Storicamente vicina alla Cambogia, Pechino si è detta “profondamente preoccupata” e ha offerto mediazione, con il ministro degli Esteri Wang Yi che ha attribuito le tensioni, secondo quanto riporta il Global Times, a “lasciti dei colonizzatori occidentali”. L’ASEAN è sotto pressione. Il premier malese Anwar Ibrahim ha proposto un cessate il fuoco, inizialmente accettato dalla Thailandia ma poi respinto dal premier cambogiano Hun Manet. Come riferisce il Guardian, Anwar ha dichiarato: “Mi aspetto che i leader di entrambi i Paesi si fermino e negozino”.  Indonesia, Laos e Filippine hanno chiesto moderazione e una risoluzione pacifica in linea con il diritto internazionale.

NAZIONALISMO E POLITICA INTERNA

Ma ci sono anche ragioni di politica interna che spiegano il rapido evolversi degli eventi.
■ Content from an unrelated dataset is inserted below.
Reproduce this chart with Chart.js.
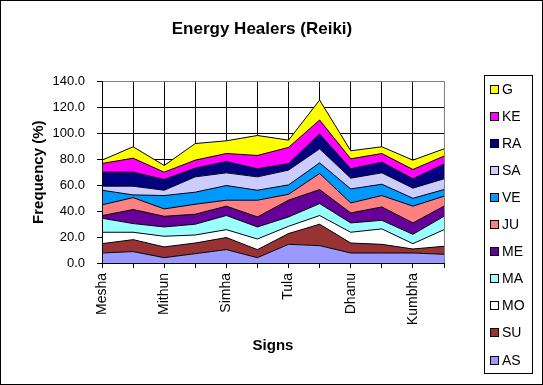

Come ricorda l’Associated Press, in Thailandia la premier Paetongtarn Shinawatra è stata sospesa lo scorso 1° luglio dopo una telefonata trapelata con Hun Sen, ex premier e attuale presidente del Senato cambogiano, in cui criticava un comandante thai e lo chiamava “zio”.

Questo ha indebolito la sua coalizione, con il ritiro del partito Bhumjaithai.  Come spiega BBC, il premier ad interim Phumtham Wechayachai ha avvertito, evidentemente per mostrare una postura aggressiva, che il conflitto potrebbe “evolvere verso la guerra”. In Cambogia, Hun Sen si sta rendendo invece protagonista di una infiammata retorica nazionalista, accusando la Thailandia di “aggressione militare” e sostenendo che il suo Paese “non ha scelta se non combattere”. Entrambi i Paesi sono dunque intrappolati in una spirale di nazionalismo, con leader che rispondono a pressioni interne.

LE PROSPETTIVE DEL CONFLITTO 

La Cambogia ha nuovamente invocato l’ICJ per risolvere le dispute, ma – come rileva l’Associated Press – la Thailandia rifiuta la sua giurisdizione, preferendo negoziati bilaterali tramite la Commissione di confine congiunta. In questo contesto l’ASEAN appare indebolita, e senza una mediazione internazionale credibile, il rischio di escalation rimane alto, con gravi conseguenze per la stabilità regionale.